→ Raw data

┌──

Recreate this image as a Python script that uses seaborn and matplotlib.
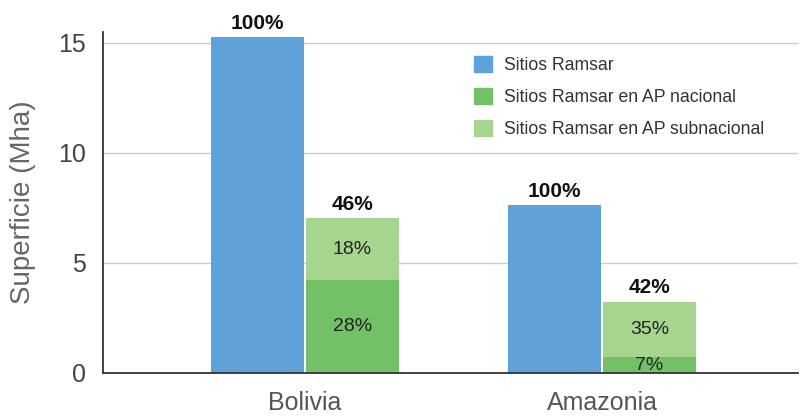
import pandas as pd
import matplotlib
matplotlib.use('Agg')
import matplotlib.pyplot as plt
import seaborn as sns

# Data (Mha)
regiones = ['Bolivia', 'Amazonia']
sitios_ramsar = [15.27, 7.62]
ap_nacional = [4.21, 0.70]
ap_subnacional = [2.81, 2.53]

etiq_total = ['100%', '100%']
etiq_ap = ['46%', '42%']
etiq_nacional = ['28%', '7%']
etiq_subnacional = ['18%', '35%']

series = ['Sitios Ramsar', 'Sitios Ramsar en AP nacional', 'Sitios Ramsar en AP subnacional']
colores = ['#5fa2d9', '#72c167', '#a6d58f']

sns.set_theme(style='white')
plt.rcParams['font.family'] = ['Liberation Sans', 'DejaVu Sans']

# total of AP bar (nacional + subnacional) is drawn first, nacional on top
ap_total = [n + s for n, s in zip(ap_nacional, ap_subnacional)]
df_back = pd.DataFrame({
    'region': regiones * 2,
    'serie': ['ramsar'] * 2 + ['ap'] * 2,
    'valor': sitios_ramsar + ap_total,
})
df_nac = pd.DataFrame({
    'region': regiones,
    'serie': ['ap'] * 2,
    'valor': ap_nacional,
})

fig = plt.figure(figsize=(8.02, 4.16), dpi=100)
ax = fig.add_axes([103 / 802, 1 - 372.7 / 416, 695 / 802, 340.7 / 416])

sns.barplot(data=df_back, x='region', y='valor', hue='serie', hue_order=['ramsar', 'ap'],
            palette=[colores[0], colores[2]], dodge=True, width=0.64, gap=0.03,
            order=regiones, ax=ax, legend=False, saturation=1)
sns.barplot(data=df_nac, x='region', y='valor', hue='serie', hue_order=['ramsar', 'ap'],
            palette=[colores[0], colores[1]], dodge=True, width=0.64, gap=0.03,
            order=regiones, ax=ax, legend=False, saturation=1)

# containers: 0 ramsar, 1 ap total, last nacional
conts = [c for c in ax.containers if len(c) > 0]
ramsar_c, total_c, nac_c = conts[0], conts[1], conts[-1]
for b in list(ramsar_c) + list(total_c) + list(nac_c):
    b.set_edgecolor('none')

ax.bar_label(ramsar_c, labels=etiq_total, padding=3, fontsize=15, fontweight='bold', color='#111111')
ax.bar_label(total_c, labels=etiq_ap, padding=3, fontsize=15, fontweight='bold', color='#111111')
ax.bar_label(nac_c, labels=etiq_nacional, label_type='center', fontsize=14, color='#222222')

# subnacional labels centred in the light segment
for b, lab, n in zip(total_c, etiq_subnacional, ap_nacional):
    ax.text(b.get_x() + b.get_width() / 2, (b.get_height() + n) / 2, lab,
            ha='center', va='center', fontsize=14, color='#222222')

ax.set_xlim(-0.68, 1.66)
ax.set_ylim(0, 15.49)
ax.set_yticks([0, 5, 10, 15])
ax.yaxis.grid(True, color='#cccccc', linewidth=1)
ax.set_axisbelow(True)
ax.tick_params(axis='y', length=0, pad=12, labelsize=18, labelcolor='#444444')
ax.tick_params(axis='x', length=0, pad=13, labelsize=18, labelcolor='#555555')
ax.set_xlabel('')
ax.set_ylabel('Superficie (Mha)', fontsize=20, color='#666666')
ax.yaxis.set_label_coords(-(103 - 36) / 695, 0.5)

for s in ['top', 'right']:
    ax.spines[s].set_visible(False)
for s in ['left', 'bottom']:
    ax.spines[s].set_color('#333333')
    ax.spines[s].set_linewidth(1.3)

handles = [plt.Rectangle((0, 0), 1, 1, color=c) for c in colores]
ax.legend(handles, series, loc='upper left', bbox_to_anchor=(474 / 802, 1 - 56 / 416),
          bbox_transform=fig.transFigure, frameon=False, fontsize=12.7,
          handlelength=1.0, handleheight=1.0, handletextpad=0.7, labelspacing=0.8,
          borderpad=0, borderaxespad=0, labelcolor='#333333')

fig.savefig('out.png', dpi=100)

└──

→ Task details
Quote, please, every line of the material above from its start through the line that has "ap_subnacional = [2.81, 2.53]", reproducing the words exactly and dropping any images.

→ Finished answer
Recreate this image as a Python script that uses seaborn and matplotlib.
import pandas as pd
import matplotlib
matplotlib.use('Agg')
import matplotlib.pyplot as plt
import seaborn as sns

# Data (Mha)
regiones = ['Bolivia', 'Amazonia']
sitios_ramsar = [15.27, 7.62]
ap_nacional = [4.21, 0.70]
ap_subnacional = [2.81, 2.53]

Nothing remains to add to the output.